Get a little kid in a pink dress to stand on a stage and say Dokdo is Korean land.

Get a large group of seven-year-old girls to dress like cowboy cheerleaders and do a sexy dance to a Britney Spears song and put letters on the short-pants covering their asses so that when they lift up their skirts and moon the audience at the end of the song it spells "Dokdo belongs to Korea!" How cute and innocent!

Bring up Dokdo in every conversation with a foreigner, and get upset if they say anything other than "Yes. Now I see that Dokdo is Korean land, and Japan sucks balls. Thank you for enlightening me. Now, can I have more kimchi?
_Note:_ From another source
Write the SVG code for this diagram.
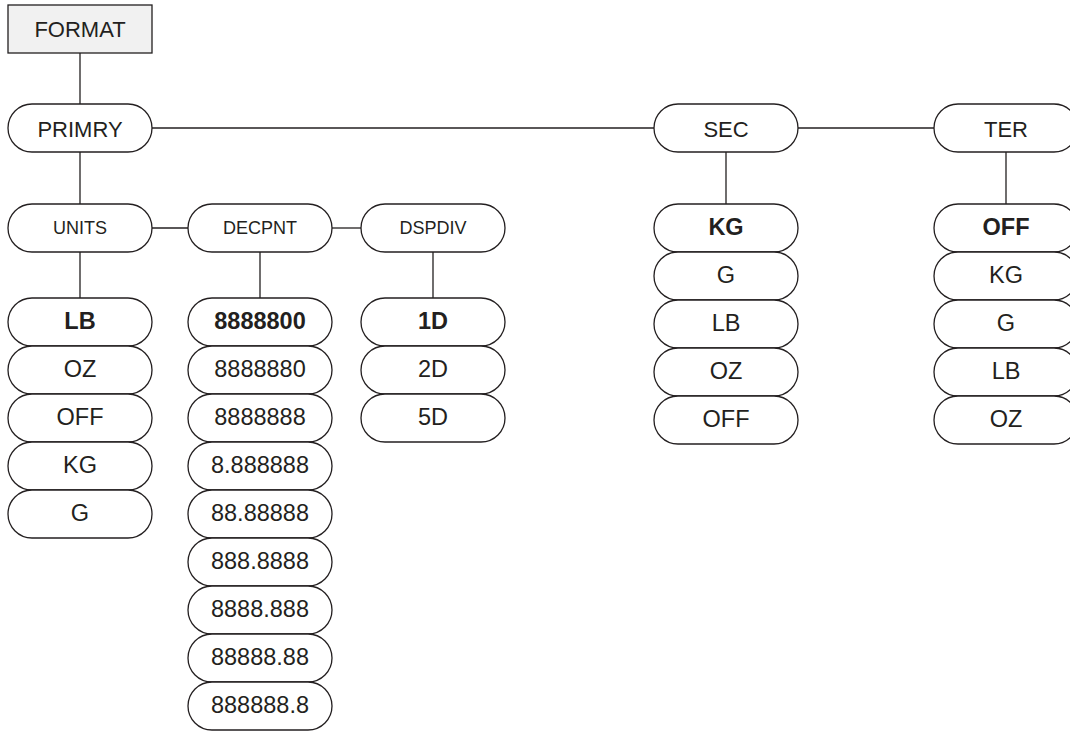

I like it, even though it's too spicy for me. Now, let's practice English together."

Name restaurants in Seoul after Dokdo. And toys. And balloons. And cars. And pets. And pens and pencils. And kimchi refrigerators.

Make the lady who cut off her finger for Dokdo the Queen of Korea.

Get elementary students to draw pictures about how much they hate Japan.

Put people in slingshots and catapult their bodies over the fence of the Japanese embassy, until they get tired of cleaning up the body parts and give Dokdo to Korea.

Study hard.

Work hard and make Korea number one country and famous Korean success in English Premier League so that Korea many famous and then Korea army with Lee Sunshin army boat to big war and Korea famous so everybody like and then Dokdo is Korea land!

Get Korea Times comment board people to start writing letters to Japanese newspapers. Their clear-minded logical arguments are sure to convince the world.

No, Really. Sexy Dance.

2 comments:

Mike Bohemoth said...

Get Cat Stevens to convert to Koreanism and write songs about Dokdo.


So much awesome in one sentence.

Korean Rum Diary said...

Haha. Another awesome post.

However, you forgot to mention "Trick America into paying our entire nation defense budget so we can spend ludicrous sums of our own money on promoting Dokdo awareness."